Large enterprises are putting a lot of money and effort into making sure they have the latest and greatest in Hadoop and other big data infrastructure tools, but it turns out their IT teams are far from prepared to actually use those tools once they are in place.
That’s one observation from Jeremy Howard, president and chief scientist of Kaggle, which uses crowdsourcing techniques to provide statistical and data analytic services for clients.
“A lot of companies don’t know how to find data scientists, and don’t understand data science,” Howard explained. “These enterprise companies can’t implement a proper data analytical solution because they have no data talent.”

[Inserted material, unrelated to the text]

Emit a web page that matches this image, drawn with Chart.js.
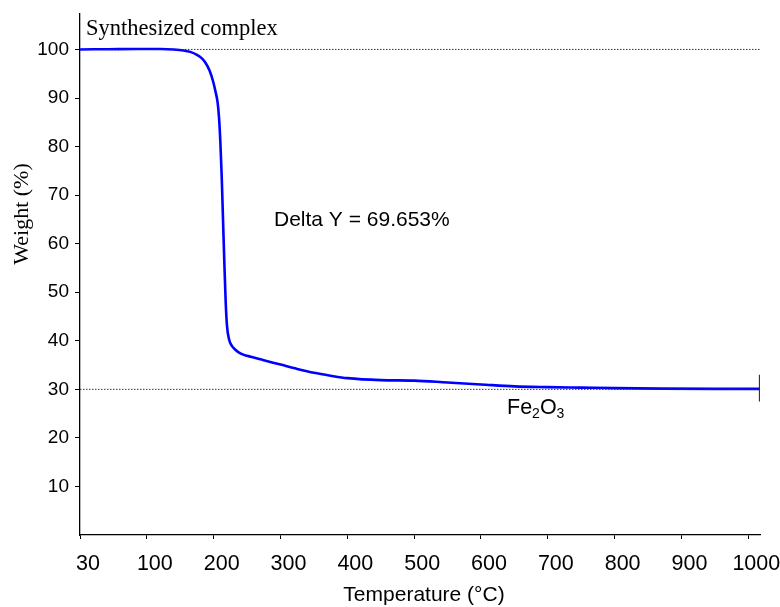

Part of the problem is an overall lack of big data skills in the United States. In May 2011, the McKinsey Global Institute laid out the numbers: “By 2018, the United States alone could face a shortage of 140,000 to 190,000 people with deep analytical skills as well as 1.5 million managers and analysts with the know-how to use the analysis of big data to make effective decisions.”
Howard sees the problem reflected in his company’s clientele. Initially, Kaggle worked with smaller, highly capitalized startups, but now finds itself working with larger enterprise companies.

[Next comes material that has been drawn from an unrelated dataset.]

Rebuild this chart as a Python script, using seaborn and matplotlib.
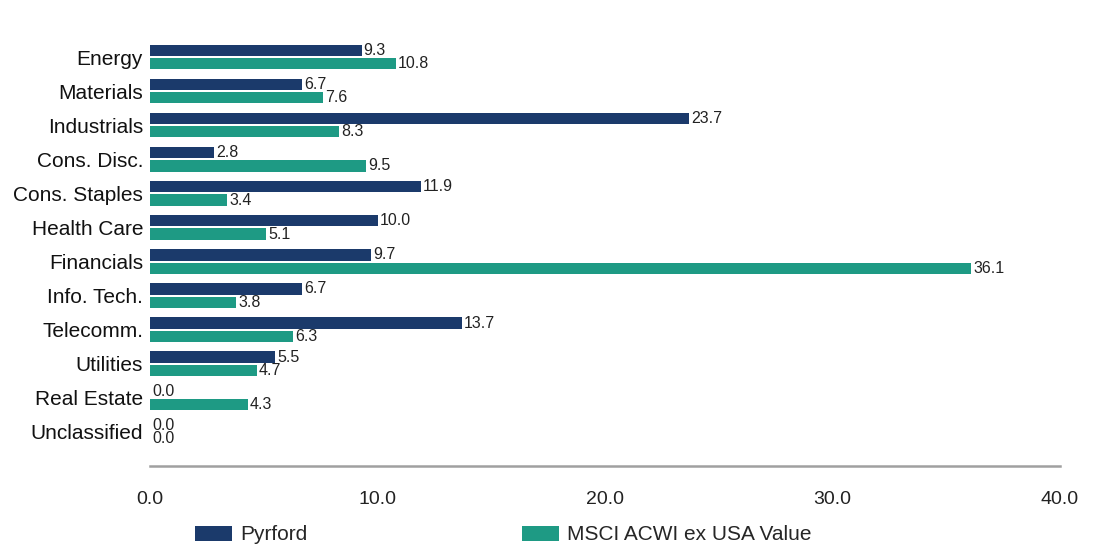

Startups Do Big Data Better Than Enterprises
The startups, it turns out, are much better equipped to handle big data than the enterprises.
“The startups are usually much closer to the data they’re analyzing,” Howard explained. “They know their stuff, and that knowledge is more centralized within a smaller organization.”
Enterprises, in contrast, are much broader and knowledge intimacy is much more distributed, he said.